Homer did not receive formal art training. He began his art career as an apprentice for a commercial lithographer. In the late 1850's he began doing work for Harper's Weekly. His early work for Harper's was primarily to create line art drawings from photographs. At the time pictures were printed by "stamping" them from a large wood block.

To do this, photographs had to first be converted to line art drawings by an artist. In this role, there was little room for artistic interpretation . . . the task was simply to as accurately as possible capture the details of a photograph in a drawing. As such, this work was often published without attribution to Homer. There are several examples of illustrations published which were photographs by Mathew Brady, and then converted to line art by Winslow Homer. As time progressed, Harper's began to expand Homer's role, and he was sent to events to directly create drawings.
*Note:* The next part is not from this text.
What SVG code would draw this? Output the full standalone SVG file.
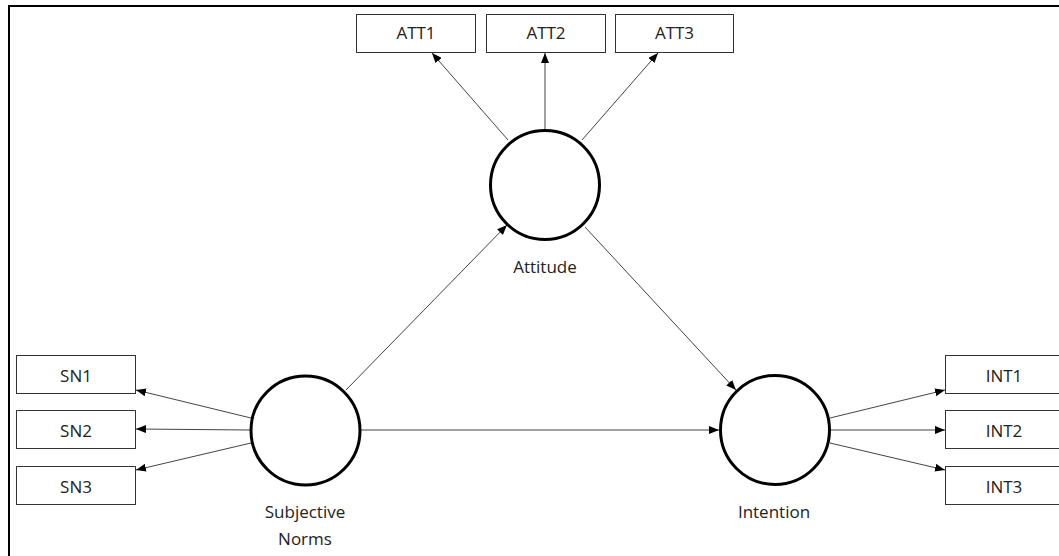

A notable example was that Homer attended Abraham Lincoln's inauguration, and created several drawings which were published by Harper's. Much of this early work could be described as accurate drawings and illustrations. He was simply capturing the image in front of him as carefully as possible.

Harper's often did not cite Winslow Homer as the artist for pictures that they published. He was sometimes referred to as their "Special Artist". However, this designation was also used for other artists as well. As such, it can be difficult to know which Harper's illustrations were done by Homer, particularly in his early years with the paper.